Malta may be small, but finding out what the locality you live in really offers takes far longer than a weekend. It’s not just about finding a supplier or store you like best, it’s about adaptation. The longer you live in a place, the more time you get to explore hidden local gems and spots, figure out which roads are better to take and which corners to avoid. A simple book with notes and recommendations can help new members acclimate and take advantage of what you’ve learned.
Want to take the extra step? Print a map and mark your favourite locations!

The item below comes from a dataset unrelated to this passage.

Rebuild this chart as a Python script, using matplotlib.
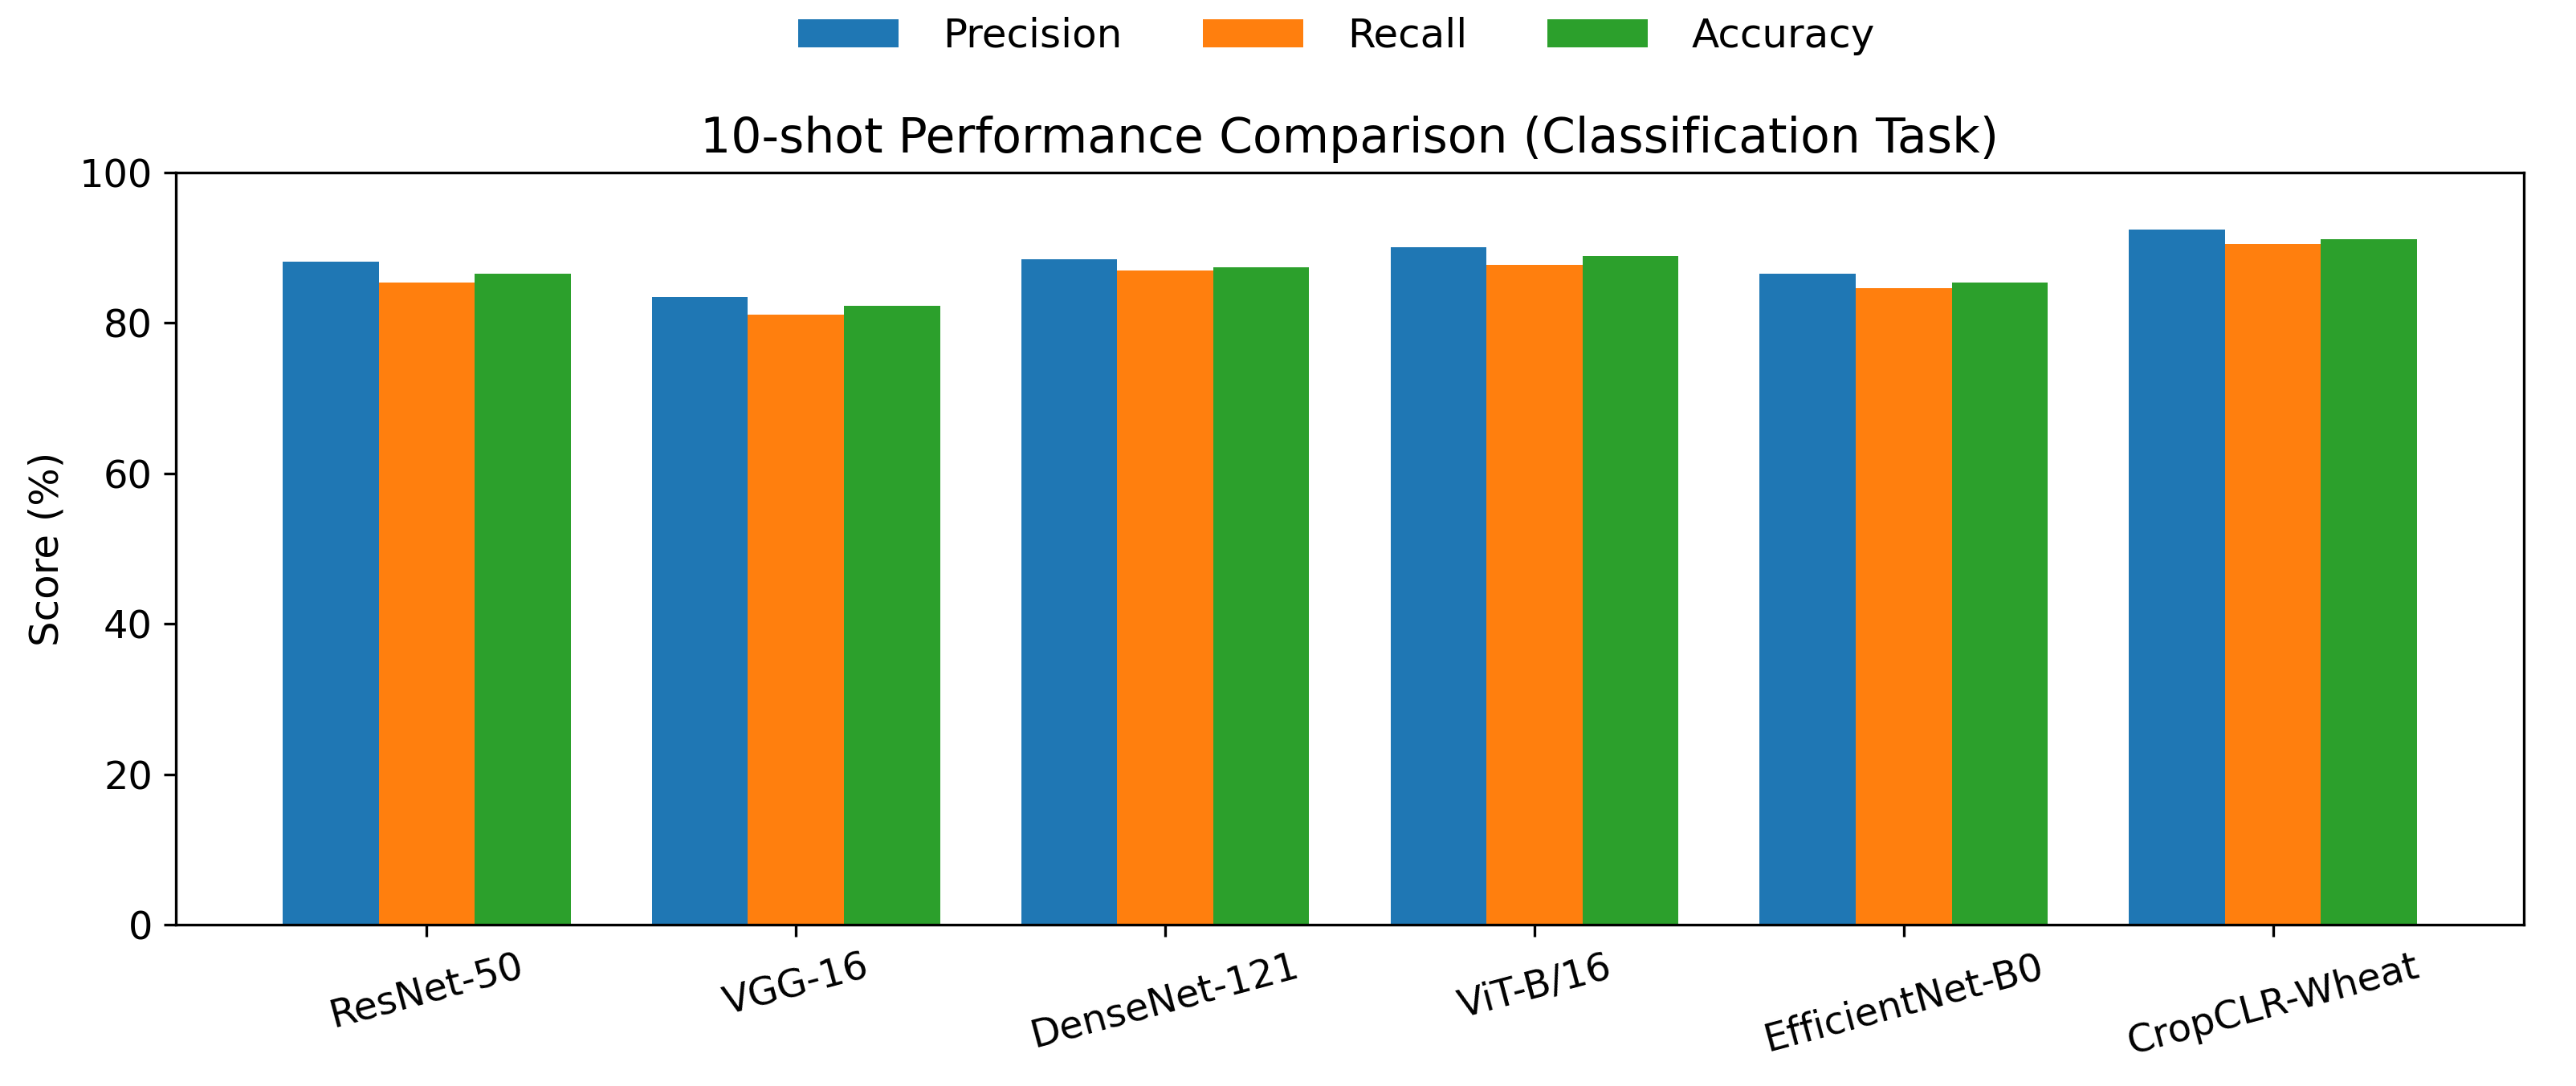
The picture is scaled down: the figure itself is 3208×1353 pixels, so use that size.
import numpy as np
import matplotlib
matplotlib.use('Agg')
import matplotlib.pyplot as plt

plt.rcParams['font.size'] = 12

# データ-------------------------
models = ['ResNet-50', 'VGG-16', 'DenseNet-121', 'ViT-B/16', 'EfficientNet-B0', 'CropCLR-Wheat']
precision = [88.2, 83.5, 88.5, 90.1, 86.6, 92.4]
recall = [85.4, 81.1, 87.0, 87.7, 84.6, 90.5]
accuracy = [86.6, 82.3, 87.4, 88.9, 85.4, 91.2]

# グラフ化-------------------------
fig, ax = plt.subplots(figsize=(3208 / 300, 1353 / 300), dpi=300)
fig.subplots_adjust(left=0.0683, right=0.9797, top=0.841, bottom=0.1486)

x = np.arange(len(models))
w = 0.26
ax.bar(x - w, precision, w, label='Precision', color='#1f77b4')
ax.bar(x, recall, w, label='Recall', color='#ff7f0e')
ax.bar(x + w, accuracy, w, label='Accuracy', color='#2ca02c')

ax.set_ylim(0, 100)
ax.set_xticks(x)
ax.set_xticklabels(models, rotation=15)
ax.tick_params(labelsize=11.5)
ax.set_ylabel('Score (%)')
ax.set_title('10-shot Performance Comparison (Classification Task)', fontsize=14.4)
fig.legend(loc='center', bbox_to_anchor=(0.519, 0.967), ncol=3, frameon=False,
           handlelength=2.5, handletextpad=1.1, columnspacing=2.0)

plt.savefig('out.png', dpi=300)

9. Create a ‘control space’ in your house
Remember the chore charts, storage room for supplies and tools, and the other items we recommended you invest in? Put them all in (or as close to) one dedicated space as possible. From the bedroom to the kitchen, most of us design a house around the standard rooms we are familiar with. However, with both men and women working 8 hours a day, we no longer have the luxury of having one person to do all the work. With this in mind, it is worth considering dedicating a space in your home to its own upkeep. Here, you can also place a desk for bills, insurance papers, and documentation related to your home.
You can call it the administration zone, the ‘round table’, the ‘management corner’ – it doesn’t matter what you call it. If the kitchen is the heart of the home, this space will be its mind.
10. Help your household with the magic of technology
Sometimes an apartment in Malta is a couple of sizes smaller than the dream house in our heads, so space for a ‘management’ room is out of the question.